WHAT THE TASK REQUIRES:
How does the data below read from its first line through the line containing "gini_dev_hi = [0.367, 0.140, 0.539, 0.140]"? Print those lines exactly.

-- start MATERIALS PROVIDED --

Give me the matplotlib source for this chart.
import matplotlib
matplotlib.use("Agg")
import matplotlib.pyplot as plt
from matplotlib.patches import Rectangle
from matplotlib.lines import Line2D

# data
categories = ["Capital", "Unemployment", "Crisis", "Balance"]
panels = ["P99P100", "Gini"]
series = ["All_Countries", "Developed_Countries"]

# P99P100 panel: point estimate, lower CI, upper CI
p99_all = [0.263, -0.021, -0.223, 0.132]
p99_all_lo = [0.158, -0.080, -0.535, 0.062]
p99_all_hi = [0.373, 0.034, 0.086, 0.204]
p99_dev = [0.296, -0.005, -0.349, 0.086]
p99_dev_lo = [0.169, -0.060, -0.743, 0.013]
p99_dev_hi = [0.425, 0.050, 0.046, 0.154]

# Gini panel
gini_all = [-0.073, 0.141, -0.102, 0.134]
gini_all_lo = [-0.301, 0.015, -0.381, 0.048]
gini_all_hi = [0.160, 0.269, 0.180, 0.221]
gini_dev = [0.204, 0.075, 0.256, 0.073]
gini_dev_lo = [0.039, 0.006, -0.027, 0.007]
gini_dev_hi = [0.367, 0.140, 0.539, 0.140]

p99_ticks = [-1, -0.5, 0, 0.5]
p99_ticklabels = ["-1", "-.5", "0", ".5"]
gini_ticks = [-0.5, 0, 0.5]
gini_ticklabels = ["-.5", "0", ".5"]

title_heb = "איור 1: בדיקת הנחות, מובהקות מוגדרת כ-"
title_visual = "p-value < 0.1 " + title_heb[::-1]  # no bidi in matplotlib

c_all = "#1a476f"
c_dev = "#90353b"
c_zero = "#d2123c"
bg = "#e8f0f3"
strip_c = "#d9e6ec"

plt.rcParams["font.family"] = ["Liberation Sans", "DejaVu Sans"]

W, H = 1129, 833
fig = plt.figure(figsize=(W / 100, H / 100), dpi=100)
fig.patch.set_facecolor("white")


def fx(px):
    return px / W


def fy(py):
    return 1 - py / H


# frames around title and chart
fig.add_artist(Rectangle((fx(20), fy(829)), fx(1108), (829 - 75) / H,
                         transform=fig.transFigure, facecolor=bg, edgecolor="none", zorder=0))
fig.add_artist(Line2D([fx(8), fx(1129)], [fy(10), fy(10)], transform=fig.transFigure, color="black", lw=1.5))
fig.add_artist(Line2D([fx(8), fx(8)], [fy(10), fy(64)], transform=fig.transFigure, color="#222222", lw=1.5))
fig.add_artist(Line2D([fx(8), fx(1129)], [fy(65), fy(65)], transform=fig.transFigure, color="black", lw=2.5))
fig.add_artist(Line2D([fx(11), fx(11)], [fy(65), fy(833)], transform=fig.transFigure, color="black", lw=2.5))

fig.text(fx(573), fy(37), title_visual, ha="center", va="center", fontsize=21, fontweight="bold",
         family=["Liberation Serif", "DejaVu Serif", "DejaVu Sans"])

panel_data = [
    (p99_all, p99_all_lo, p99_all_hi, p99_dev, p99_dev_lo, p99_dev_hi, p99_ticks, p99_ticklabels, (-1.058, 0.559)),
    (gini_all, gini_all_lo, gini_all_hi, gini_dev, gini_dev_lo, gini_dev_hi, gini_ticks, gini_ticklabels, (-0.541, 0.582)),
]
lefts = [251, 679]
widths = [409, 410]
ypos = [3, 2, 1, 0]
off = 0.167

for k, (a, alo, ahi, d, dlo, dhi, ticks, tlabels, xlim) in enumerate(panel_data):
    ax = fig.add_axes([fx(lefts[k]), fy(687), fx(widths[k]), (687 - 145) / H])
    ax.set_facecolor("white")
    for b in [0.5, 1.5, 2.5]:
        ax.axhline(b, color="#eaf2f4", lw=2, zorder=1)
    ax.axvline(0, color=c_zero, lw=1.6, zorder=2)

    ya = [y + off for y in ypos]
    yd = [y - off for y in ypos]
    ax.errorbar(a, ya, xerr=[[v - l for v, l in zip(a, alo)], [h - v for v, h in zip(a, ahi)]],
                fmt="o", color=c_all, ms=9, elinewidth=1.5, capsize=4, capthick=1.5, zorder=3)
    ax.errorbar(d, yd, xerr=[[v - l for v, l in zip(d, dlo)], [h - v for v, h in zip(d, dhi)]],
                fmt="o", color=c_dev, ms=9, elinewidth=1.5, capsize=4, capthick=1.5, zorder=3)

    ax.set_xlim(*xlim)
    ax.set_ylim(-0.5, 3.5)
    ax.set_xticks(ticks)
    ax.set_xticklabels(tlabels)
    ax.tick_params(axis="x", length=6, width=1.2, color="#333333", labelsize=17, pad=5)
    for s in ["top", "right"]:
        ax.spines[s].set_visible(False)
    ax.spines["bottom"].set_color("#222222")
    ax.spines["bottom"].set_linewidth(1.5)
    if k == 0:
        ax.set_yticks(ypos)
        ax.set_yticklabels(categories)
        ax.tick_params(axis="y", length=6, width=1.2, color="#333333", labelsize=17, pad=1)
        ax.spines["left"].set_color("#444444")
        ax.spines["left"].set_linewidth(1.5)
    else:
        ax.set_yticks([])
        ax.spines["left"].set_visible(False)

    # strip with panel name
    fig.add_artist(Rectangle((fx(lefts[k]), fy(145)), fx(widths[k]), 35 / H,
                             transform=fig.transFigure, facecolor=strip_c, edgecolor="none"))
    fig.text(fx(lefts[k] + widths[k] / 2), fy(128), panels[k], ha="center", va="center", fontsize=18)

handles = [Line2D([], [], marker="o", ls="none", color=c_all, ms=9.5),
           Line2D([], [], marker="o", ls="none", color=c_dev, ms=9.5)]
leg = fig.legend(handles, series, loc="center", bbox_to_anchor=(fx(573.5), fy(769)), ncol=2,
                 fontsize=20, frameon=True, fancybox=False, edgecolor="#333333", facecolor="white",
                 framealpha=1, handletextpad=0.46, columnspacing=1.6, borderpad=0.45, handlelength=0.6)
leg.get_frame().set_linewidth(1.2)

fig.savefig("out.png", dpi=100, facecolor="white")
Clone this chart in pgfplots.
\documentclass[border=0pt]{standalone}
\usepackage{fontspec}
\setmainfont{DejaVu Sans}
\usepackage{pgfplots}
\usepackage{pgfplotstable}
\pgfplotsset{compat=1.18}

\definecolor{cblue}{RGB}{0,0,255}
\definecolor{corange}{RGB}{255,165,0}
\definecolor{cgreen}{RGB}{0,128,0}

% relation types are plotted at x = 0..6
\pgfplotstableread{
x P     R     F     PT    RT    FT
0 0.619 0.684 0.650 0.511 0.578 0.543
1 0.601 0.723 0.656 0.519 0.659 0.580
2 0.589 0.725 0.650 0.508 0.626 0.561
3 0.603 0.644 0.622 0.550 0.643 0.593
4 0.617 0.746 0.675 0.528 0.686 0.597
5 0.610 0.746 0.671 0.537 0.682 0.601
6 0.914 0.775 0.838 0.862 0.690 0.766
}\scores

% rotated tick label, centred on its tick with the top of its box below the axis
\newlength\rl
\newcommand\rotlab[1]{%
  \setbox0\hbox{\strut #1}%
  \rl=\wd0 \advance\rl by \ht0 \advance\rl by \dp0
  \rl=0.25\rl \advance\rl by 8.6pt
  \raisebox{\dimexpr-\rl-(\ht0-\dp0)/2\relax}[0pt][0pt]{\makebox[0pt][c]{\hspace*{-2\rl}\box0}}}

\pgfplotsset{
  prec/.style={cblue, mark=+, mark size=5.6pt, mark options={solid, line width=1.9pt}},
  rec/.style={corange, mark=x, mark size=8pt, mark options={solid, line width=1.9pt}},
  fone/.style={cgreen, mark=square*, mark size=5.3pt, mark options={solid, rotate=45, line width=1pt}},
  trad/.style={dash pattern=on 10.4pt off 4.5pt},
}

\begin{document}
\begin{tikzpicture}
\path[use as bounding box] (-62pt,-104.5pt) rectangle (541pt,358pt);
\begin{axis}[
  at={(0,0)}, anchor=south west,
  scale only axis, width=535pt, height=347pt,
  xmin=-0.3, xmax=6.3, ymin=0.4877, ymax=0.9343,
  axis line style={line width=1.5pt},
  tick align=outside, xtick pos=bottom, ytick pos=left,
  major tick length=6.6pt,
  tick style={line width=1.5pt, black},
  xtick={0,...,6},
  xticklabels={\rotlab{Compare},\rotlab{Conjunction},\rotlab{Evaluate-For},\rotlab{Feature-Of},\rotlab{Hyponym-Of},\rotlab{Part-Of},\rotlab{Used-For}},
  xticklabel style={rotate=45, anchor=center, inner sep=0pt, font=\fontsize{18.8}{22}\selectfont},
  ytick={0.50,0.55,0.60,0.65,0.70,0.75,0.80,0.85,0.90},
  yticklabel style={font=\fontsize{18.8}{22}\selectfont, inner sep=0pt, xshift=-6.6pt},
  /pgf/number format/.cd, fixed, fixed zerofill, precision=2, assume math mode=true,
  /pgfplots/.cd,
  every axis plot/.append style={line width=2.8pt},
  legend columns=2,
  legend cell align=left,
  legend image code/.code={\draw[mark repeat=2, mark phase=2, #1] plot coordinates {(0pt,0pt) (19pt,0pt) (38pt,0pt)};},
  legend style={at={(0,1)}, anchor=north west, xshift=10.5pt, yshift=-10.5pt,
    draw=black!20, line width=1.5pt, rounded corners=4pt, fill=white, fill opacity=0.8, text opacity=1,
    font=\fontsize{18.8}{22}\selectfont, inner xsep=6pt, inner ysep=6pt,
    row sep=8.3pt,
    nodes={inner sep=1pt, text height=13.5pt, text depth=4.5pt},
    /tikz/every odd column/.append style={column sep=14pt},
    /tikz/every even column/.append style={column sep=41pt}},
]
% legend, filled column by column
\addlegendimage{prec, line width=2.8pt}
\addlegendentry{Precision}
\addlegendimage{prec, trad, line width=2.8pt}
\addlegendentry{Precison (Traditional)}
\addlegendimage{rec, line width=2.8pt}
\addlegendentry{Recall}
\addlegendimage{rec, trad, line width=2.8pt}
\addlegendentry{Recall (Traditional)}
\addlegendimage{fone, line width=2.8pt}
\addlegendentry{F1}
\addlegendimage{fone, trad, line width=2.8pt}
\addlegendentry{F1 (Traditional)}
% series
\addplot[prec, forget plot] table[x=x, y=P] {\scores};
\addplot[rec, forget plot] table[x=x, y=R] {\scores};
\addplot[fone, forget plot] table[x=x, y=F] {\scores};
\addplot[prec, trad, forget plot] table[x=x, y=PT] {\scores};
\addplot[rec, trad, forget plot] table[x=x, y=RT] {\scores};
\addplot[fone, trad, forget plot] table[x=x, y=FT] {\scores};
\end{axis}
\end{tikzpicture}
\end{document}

-- end MATERIALS PROVIDED --

EXERCISE OUTPUT:
Give me the matplotlib source for this chart.
import matplotlib
matplotlib.use("Agg")
import matplotlib.pyplot as plt
from matplotlib.patches import Rectangle
from matplotlib.lines import Line2D

# data
categories = ["Capital", "Unemployment", "Crisis", "Balance"]
panels = ["P99P100", "Gini"]
series = ["All_Countries", "Developed_Countries"]

# P99P100 panel: point estimate, lower CI, upper CI
p99_all = [0.263, -0.021, -0.223, 0.132]
p99_all_lo = [0.158, -0.080, -0.535, 0.062]
p99_all_hi = [0.373, 0.034, 0.086, 0.204]
p99_dev = [0.296, -0.005, -0.349, 0.086]
p99_dev_lo = [0.169, -0.060, -0.743, 0.013]
p99_dev_hi = [0.425, 0.050, 0.046, 0.154]

# Gini panel
gini_all = [-0.073, 0.141, -0.102, 0.134]
gini_all_lo = [-0.301, 0.015, -0.381, 0.048]
gini_all_hi = [0.160, 0.269, 0.180, 0.221]
gini_dev = [0.204, 0.075, 0.256, 0.073]
gini_dev_lo = [0.039, 0.006, -0.027, 0.007]
gini_dev_hi = [0.367, 0.140, 0.539, 0.140]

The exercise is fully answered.